The Beach Boys Pet Sounds

The Beach Boys Pet Sounds

The Beach Boys Pet Sounds

The Beach Boys – Pet Sounds

I was introduced to this record at 16 as the number-one album of all time via this list. My immediate reaction was, “Is that all?”
The Beach Boys’ Pet Sounds, apparently the greatest record of all time, initially seems a straightforward slice of baroque pop from the ‘60s, with all the associated clichés: bright guitars, big smiles, canted-O LOVE sculptures, and a desire for commitment. So happy together, how is the weather?

The Beach Boys

The Beach Boys

For context, I had just grown out of my Linkin Park phase and had just started obsessing over the Beatles and ‘good’ music. However, my love of distorted guitar, minor melodies, and a thick spinal tap backbeat thrived. To encounter this melodically driven, bright and shiny pop album about love was, to put it kindly, frustrating. For seven years that disappointment was my opinion of this record. I actually disliked it more once I went to film school and adoration of the record was an obligation, not a personal choice.

Then, several things happened: I got audiophile headphones, I moved out on my own, and I listened to one-third of this list, across all genres of music. The pigments and hues of my musical palette, by which I judged an album’s value, expanded to include timbre, instrumentation, rhythm, volume, mixing, dynamics, and covered a wider swath of genres.

That is not, however, how I finally ended up enjoying this record though; the reason is incredibly cliché and perfect, in context: I found my Beatrice Portinari.

….Let me explain.

During my first year of living on my own – my freshman year of adulthood--, moving to Boston to become somebody, I was alone 98% of my days for 9 months; in that isolation –lonely, frustrating and often terrifying -- I found a girl who awoke in me what Beatrice aroused in Dante: that passion that makes artists and emperors devote themselves to Divine Comedies and Taj Mahals. I found her and a spark ignited; in that, lonely longing, I heard what had been missing on this record for me: Brian Wilson’s desire to feel loved and whole.

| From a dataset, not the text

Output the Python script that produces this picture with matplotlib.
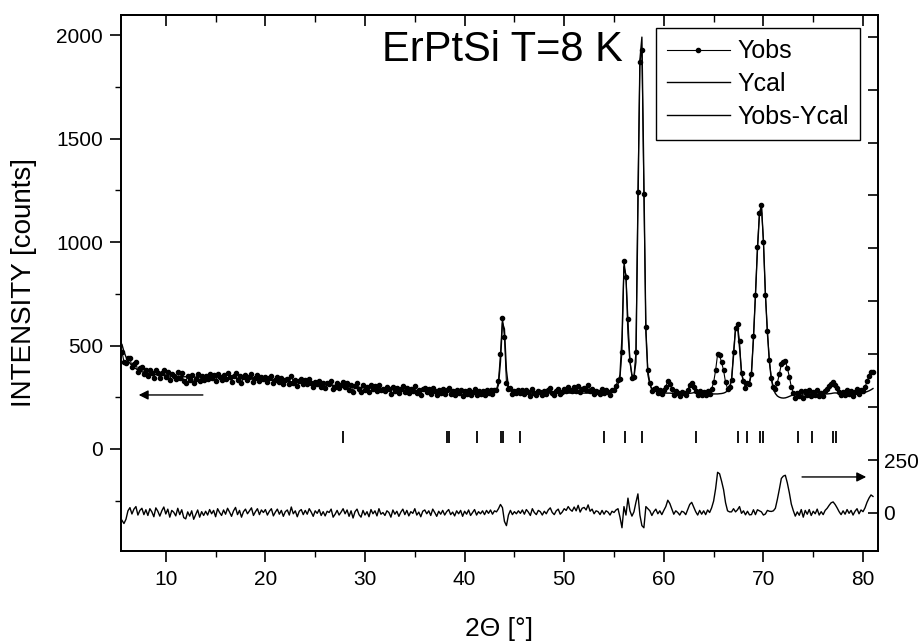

Don’t get me wrong, this album is absurdly ambitious and well executed musically: instrumentally, it is the only perfect wall of sound ever put to tape. The concept of a wall of sound, created by Phil Spector, is an oft-misunderstood idea where a million instruments are given microscopic parts: two guitars will play one opposing chord, while a digeridoo plays counterpoint, and then drums and a theremin will double with the main vocal line of a four part harmony; meanwhile a sitar, a bass, and a vibraphone will match the other parts. When done properly, the result is a single instrument: e pluribus unum…or prosaically, a wall. Often though, it is just an unnecessarily bombastic orchestral sound (see: Let it Be, woof).

Brian Wilson’s vision of this idea is successful precisely because it lies in the shadows: the wall is so perfectly built that you can only parse it out by actively listening for it. I didn’t hear the multiple Theremin parts on the album until I got really good headphones that allowed the instruments to breathe. Not only is it invisible, but it’s always in service of the song as a whole; the entire album is composed to function holistically and, despite the ambition of its construction, maintains a strict adherence to accessible 3-minute pop songs.

But, for me, it’s the sadness of the music, and the dark emotions on the lyrics – in which I see my struggles – that I genuinely connect to it. Hearing Wilson speak about his desire for the one, his lack of trust in himself, his fear that love won’t last, and his hopeless desire for a girl just out of reach, for whom his love is infinite and eternal, speaks to me deeply.

But…

I still don’t love it. In fact, as far as emotional resonance goes, it’s middle of the road. Despite how much I can admire that complete Wall of Sound, and see myself in the lyrics, I’m never wholly in the music; the sense of distance is frustrating, and the lack of a solid rhythm section – as it is a piece of the wall, all in all – gives the album a boring static quality and leaves my mind to wander.

But then, I take a walk in the park alone with it, musing on Beatrice Portinari.

And I can certainly say I like it very much, even if it isn’t the greatest.

Until God Only Knows What I’d do without You.